INPUT MATERIAL start
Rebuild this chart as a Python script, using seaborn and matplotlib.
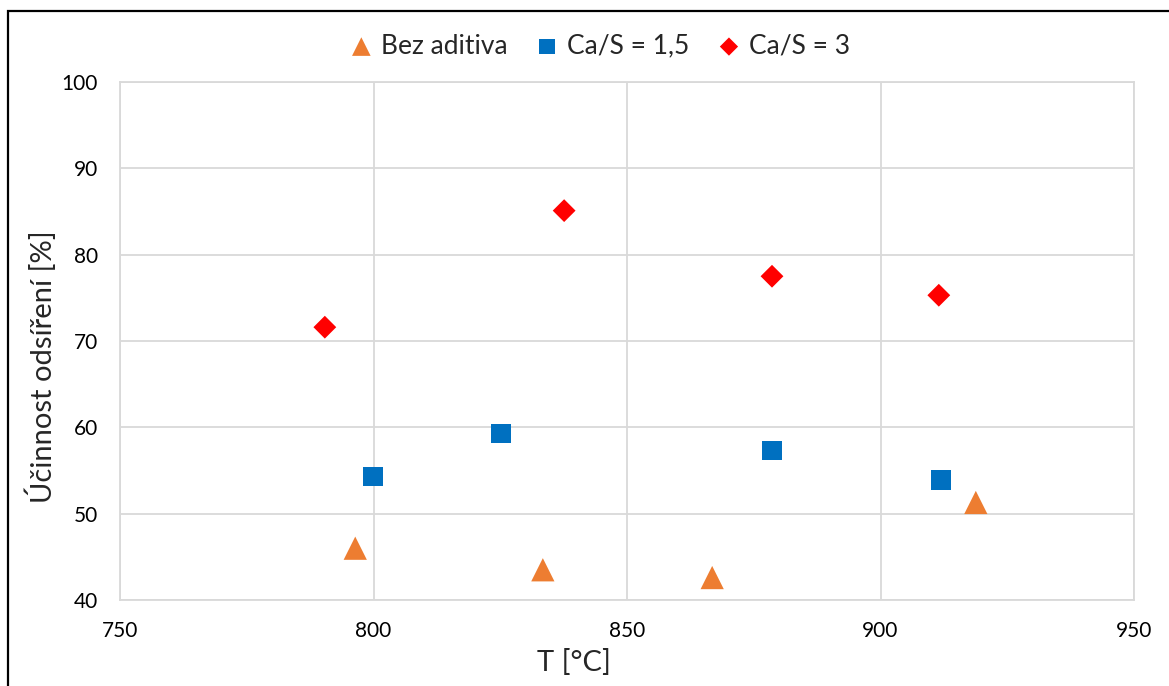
import matplotlib
matplotlib.use("Agg")
import matplotlib.pyplot as plt
import seaborn as sns
import pandas as pd
from matplotlib.patches import Rectangle

# Desulfurization efficiency vs. bed temperature
t_bez = [796.4, 833.4, 866.8, 918.8]
eff_bez = [46.0, 43.5, 42.6, 51.3]

t_ca15 = [799.9, 825.1, 878.6, 911.9]
eff_ca15 = [54.3, 59.3, 57.3, 53.9]

t_ca3 = [790.4, 837.6, 878.6, 911.5]
eff_ca3 = [71.6, 85.1, 77.5, 75.3]

series_names = ["Bez aditiva", "Ca/S = 1,5", "Ca/S = 3"]
x_ticks = [750, 800, 850, 900, 950]
y_ticks = [40, 50, 60, 70, 80, 90, 100]

sns.set_theme(style="white")
plt.rcParams["font.family"] = ["Lato", "DejaVu Sans"]

fig = plt.figure(figsize=(11.69, 6.86), dpi=100)
ax = fig.add_axes([120 / 1169, 86 / 686, 1014 / 1169, 518 / 686])

frames = [
    pd.DataFrame({"T": t_bez, "eff": eff_bez}),
    pd.DataFrame({"T": t_ca15, "eff": eff_ca15}),
    pd.DataFrame({"T": t_ca3, "eff": eff_ca3}),
]
styles = [
    dict(marker="^", color="#ED7D31", s=280),
    dict(marker="s", color="#0070C0", s=200),
    dict(marker="D", color="#FF0000", s=135),
]
for df, name, st in zip(frames, series_names, styles):
    sns.scatterplot(data=df, x="T", y="eff", ax=ax, label=name,
                    marker=st["marker"], color=st["color"], s=st["s"],
                    edgecolor="none", zorder=3)

ax.set_xlim(750, 950)
ax.set_ylim(40, 100)
ax.set_xticks(x_ticks)
ax.set_yticks(y_ticks)
ax.grid(True, color="#d9d9d9", linewidth=1.3)
ax.set_axisbelow(True)
for sp in ax.spines.values():
    sp.set_color("#d9d9d9")
    sp.set_linewidth(1.3)
ax.tick_params(axis="both", length=0, labelsize=15, colors="black")
ax.tick_params(axis="x", pad=15)
ax.tick_params(axis="y", pad=16)

ax.set_xlabel("T [°C]", fontsize=21)
ax.set_ylabel("Účinnost odsíření [%]", fontsize=21)
ax.xaxis.set_label_coords(0.448, -0.095)
ax.yaxis.set_label_coords(-0.062, 0.45)

handles, labels = ax.get_legend_handles_labels()
ax.legend_.remove()
fig.legend(handles, labels, loc="center", bbox_to_anchor=(599 / 1169, 1 - 46 / 686),
           ncol=3, frameon=False, fontsize=19, handlelength=1.0,
           handletextpad=0.25, columnspacing=1.0, markerscale=0.8)

# chart frame
fig.patches.append(Rectangle((7.5 / 1169, -0.05), 1.1, 1 - 10.5 / 686 + 0.05,
                             transform=fig.transFigure, fill=False,
                             edgecolor="black", linewidth=1.6))

fig.savefig("out.png", dpi=100, facecolor="white")
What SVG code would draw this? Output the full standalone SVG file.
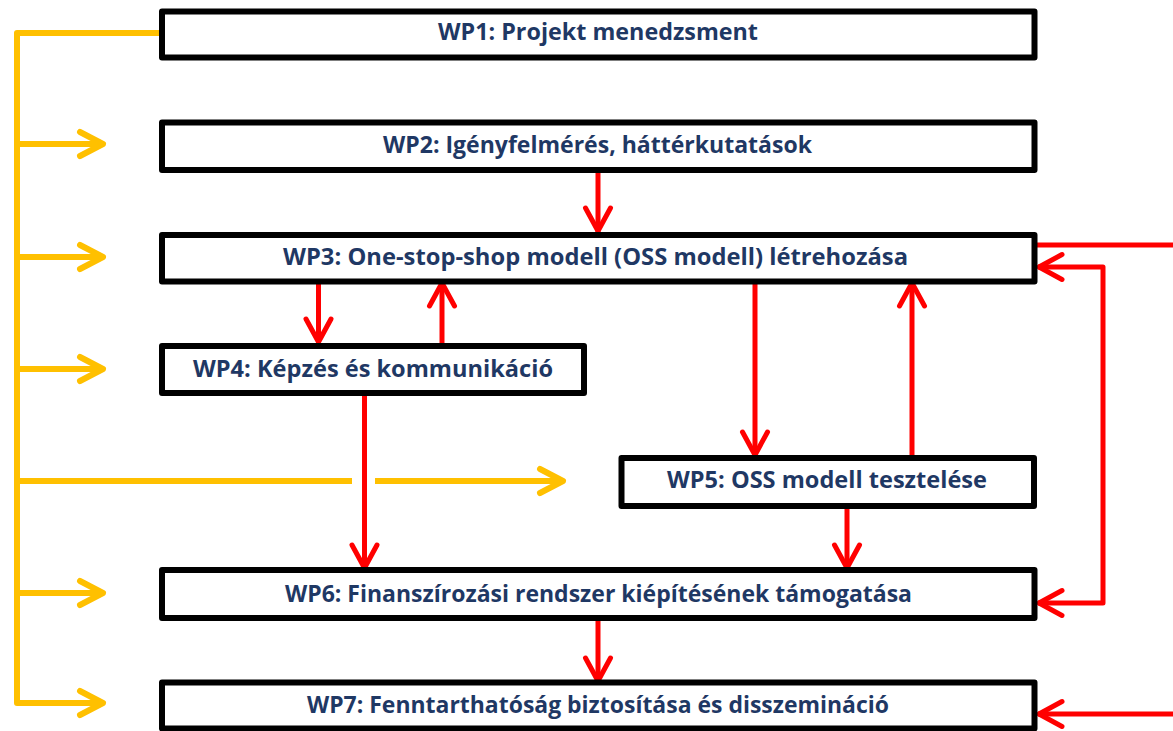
INPUT MATERIAL end
*WHAT IS BEING ASKED*.
Restate, line by line and word for word, everything from the top of the material through the line that contains "eff_bez = [46.0, 43.5, 42.6, 51.3]". Leave pictures out.

*REPLY TO THE TASK*.
Rebuild this chart as a Python script, using seaborn and matplotlib.
import matplotlib
matplotlib.use("Agg")
import matplotlib.pyplot as plt
import seaborn as sns
import pandas as pd
from matplotlib.patches import Rectangle

# Desulfurization efficiency vs. bed temperature
t_bez = [796.4, 833.4, 866.8, 918.8]
eff_bez = [46.0, 43.5, 42.6, 51.3]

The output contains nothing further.